Until very recently, Isaac hadn't watched any television or DVDs. He watched video clips on YouTube, but nothing else. (Well, and "The Pirates of Penzance.")
Two days ago we went to the library and I checked out a DVD for Isaac. Yesterday when I told him we were going to play together rather than watch the DVD, he said, "I like watching videos better, because I don't have to make things up myself. Only my eyes have to work."
How on earth did this happen?
Nearly two months ago I instituted "exercise time," as Isaac calls it. This means that during Laurel's first nap of the day, I hop on the treadmill for 30 minutes. I manage to do this about three times a week. At first Isaac played with his toys next to me, but then he realized I was watching "Perry Mason" on DVD as I huffed and puffed, and he began watching too. Unfortunately he found the show boring, so I had to switch to a DVD of the early seasons of "Sesame Street" that my sister gave us a few years ago.

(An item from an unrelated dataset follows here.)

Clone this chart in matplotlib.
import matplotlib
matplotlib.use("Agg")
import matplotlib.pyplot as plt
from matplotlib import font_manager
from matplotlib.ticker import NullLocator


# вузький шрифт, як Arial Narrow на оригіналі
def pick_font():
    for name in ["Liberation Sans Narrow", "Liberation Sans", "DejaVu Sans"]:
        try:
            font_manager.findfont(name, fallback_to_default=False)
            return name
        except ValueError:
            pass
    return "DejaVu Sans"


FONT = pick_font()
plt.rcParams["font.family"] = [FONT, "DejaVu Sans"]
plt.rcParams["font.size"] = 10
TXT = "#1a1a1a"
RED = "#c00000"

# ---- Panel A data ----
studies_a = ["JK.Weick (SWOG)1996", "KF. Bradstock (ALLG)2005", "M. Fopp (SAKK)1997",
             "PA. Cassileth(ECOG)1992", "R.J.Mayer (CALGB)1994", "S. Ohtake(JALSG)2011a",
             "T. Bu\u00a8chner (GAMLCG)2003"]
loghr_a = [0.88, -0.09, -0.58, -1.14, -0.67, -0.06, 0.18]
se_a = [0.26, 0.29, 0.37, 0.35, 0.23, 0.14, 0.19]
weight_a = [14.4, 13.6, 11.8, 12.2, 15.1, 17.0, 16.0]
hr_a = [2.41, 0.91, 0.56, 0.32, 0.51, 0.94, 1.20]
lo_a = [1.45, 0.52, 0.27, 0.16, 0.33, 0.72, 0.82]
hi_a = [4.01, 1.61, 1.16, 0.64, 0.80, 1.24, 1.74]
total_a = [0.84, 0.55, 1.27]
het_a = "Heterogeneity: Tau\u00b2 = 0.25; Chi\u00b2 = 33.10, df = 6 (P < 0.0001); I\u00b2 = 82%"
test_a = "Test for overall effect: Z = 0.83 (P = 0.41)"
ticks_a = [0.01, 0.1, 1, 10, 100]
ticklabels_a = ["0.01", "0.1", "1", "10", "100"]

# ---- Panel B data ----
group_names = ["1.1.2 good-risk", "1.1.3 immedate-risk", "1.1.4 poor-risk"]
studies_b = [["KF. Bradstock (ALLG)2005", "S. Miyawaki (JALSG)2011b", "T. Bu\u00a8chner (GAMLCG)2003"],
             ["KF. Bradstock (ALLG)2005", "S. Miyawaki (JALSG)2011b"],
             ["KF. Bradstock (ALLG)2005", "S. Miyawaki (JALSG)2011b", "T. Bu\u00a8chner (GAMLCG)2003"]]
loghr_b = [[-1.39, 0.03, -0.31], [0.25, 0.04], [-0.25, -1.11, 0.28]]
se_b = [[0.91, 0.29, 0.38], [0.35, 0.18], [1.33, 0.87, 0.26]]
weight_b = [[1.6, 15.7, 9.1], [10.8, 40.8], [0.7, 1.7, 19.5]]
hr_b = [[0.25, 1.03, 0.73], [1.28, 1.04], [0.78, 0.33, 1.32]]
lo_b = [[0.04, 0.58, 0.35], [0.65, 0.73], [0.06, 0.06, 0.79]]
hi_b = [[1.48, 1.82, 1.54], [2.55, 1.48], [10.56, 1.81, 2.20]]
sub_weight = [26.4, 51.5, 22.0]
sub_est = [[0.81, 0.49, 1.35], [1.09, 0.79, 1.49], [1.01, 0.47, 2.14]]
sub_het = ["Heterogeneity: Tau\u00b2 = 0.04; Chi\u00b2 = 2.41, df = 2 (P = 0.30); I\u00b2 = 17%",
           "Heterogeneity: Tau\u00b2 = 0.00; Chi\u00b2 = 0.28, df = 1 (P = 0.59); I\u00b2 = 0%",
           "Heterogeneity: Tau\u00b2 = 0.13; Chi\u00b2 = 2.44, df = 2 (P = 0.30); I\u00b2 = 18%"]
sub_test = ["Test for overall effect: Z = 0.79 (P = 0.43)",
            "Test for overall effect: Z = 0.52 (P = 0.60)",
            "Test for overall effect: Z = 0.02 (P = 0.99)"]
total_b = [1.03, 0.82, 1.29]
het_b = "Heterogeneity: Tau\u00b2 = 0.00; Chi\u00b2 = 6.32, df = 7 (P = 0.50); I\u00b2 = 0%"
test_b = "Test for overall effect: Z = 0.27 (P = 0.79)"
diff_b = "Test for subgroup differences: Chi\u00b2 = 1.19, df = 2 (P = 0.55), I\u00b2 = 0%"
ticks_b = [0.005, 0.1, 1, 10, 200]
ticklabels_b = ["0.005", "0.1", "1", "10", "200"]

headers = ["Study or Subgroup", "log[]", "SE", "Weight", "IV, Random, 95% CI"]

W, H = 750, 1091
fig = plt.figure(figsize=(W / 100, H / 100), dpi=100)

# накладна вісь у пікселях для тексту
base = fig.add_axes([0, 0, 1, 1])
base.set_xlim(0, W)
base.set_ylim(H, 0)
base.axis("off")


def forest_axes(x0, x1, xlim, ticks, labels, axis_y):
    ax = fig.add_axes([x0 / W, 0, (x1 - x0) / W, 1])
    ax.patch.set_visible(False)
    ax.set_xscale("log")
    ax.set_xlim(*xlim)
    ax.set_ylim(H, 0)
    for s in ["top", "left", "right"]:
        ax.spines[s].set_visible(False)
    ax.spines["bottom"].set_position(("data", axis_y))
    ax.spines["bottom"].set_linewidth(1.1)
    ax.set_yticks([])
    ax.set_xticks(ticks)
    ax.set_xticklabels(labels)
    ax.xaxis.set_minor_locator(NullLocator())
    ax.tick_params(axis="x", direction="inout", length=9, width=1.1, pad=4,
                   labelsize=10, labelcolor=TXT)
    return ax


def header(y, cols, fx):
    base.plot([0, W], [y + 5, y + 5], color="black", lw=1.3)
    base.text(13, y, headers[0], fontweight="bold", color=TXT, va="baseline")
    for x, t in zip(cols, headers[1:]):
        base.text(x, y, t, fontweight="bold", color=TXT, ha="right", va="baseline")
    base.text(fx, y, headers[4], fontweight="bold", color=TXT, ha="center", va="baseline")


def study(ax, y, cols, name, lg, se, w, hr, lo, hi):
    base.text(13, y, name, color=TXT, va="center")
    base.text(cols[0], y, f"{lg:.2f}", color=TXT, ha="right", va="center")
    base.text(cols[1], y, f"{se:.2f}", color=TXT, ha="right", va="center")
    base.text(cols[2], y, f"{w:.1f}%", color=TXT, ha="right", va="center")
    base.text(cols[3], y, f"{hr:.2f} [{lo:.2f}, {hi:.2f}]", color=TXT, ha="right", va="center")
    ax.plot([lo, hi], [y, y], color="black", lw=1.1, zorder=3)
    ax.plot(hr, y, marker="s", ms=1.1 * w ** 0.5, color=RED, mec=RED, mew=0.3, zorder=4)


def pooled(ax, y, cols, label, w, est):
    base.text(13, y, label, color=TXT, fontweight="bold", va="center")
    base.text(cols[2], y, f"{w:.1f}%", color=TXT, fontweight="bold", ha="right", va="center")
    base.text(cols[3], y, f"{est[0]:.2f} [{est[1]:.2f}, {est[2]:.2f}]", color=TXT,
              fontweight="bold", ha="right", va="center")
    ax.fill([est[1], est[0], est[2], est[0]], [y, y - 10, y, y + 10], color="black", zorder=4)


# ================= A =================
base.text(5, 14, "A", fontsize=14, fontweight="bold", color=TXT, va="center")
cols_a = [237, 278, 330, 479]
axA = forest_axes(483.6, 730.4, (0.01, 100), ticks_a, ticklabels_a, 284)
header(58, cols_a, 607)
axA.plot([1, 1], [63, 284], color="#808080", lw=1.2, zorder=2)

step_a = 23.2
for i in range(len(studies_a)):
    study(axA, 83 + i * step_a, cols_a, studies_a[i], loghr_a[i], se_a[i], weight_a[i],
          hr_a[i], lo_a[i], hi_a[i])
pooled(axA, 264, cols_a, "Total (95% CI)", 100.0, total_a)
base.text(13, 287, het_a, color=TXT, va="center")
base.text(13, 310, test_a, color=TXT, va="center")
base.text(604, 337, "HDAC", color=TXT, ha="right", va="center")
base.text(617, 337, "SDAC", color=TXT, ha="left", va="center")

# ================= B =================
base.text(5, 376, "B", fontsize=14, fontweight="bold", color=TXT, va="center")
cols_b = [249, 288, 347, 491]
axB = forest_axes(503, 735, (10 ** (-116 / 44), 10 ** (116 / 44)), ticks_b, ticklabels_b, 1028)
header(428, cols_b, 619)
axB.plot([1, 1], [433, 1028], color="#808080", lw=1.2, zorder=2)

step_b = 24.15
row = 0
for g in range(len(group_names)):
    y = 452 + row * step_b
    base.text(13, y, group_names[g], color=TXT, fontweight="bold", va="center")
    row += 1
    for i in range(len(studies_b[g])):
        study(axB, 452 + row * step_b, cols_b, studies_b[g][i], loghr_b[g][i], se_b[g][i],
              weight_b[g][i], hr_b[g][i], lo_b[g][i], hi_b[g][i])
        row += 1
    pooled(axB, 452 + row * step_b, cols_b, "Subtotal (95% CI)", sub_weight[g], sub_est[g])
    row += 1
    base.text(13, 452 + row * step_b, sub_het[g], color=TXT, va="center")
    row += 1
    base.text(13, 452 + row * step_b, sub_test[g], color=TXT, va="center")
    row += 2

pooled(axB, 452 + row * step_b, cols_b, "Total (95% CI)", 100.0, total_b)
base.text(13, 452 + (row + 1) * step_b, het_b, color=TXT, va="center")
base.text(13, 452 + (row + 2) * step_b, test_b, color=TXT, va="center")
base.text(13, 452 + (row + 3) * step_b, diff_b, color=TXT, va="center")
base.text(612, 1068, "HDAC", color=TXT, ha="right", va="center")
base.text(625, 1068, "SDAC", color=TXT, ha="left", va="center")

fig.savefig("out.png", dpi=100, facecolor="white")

This was fine for a while, but it turns out that watching an episode of "Sesame Street" straight through is difficult for Isaac. This surprised me, because usually he has a long attention span. But an episode of "Sesame Street" includes many separate segments on a variety of topics, and Isaac only wants to watch some of them. Watching a whole show goes against what he has learned by watching YouTube, which is that you never have to watch a video that isn't about your own specific enthusiasm. He is used to completely interactive and customized broadcasting. (In my day, sonny, you had no choice -- you watched the whole show and liked it. And we only had three channels!)
For a few weeks I tried to skip around to find the segments he preferred, since I need his cooperation for exercise time to work, but I finally got tired of trying to wield the remote control while I jogged. So that's why we went to the library and checked out a children's DVD devoted entirely to a topic Isaac enjoys: rescue vehicles.
This DVD has been an incredible success, at least as far as my exercise program goes. He loves watching it so much that now he always wants it to be exercise time, which means it's much harder for me to avoid exercising. Yes, I have to watch the incredibly corny show with him, but at least it has no product tie-ins, it's commercial-free, and it isn't trying to sell him anything.
Except that it has: it has sold him on watching television.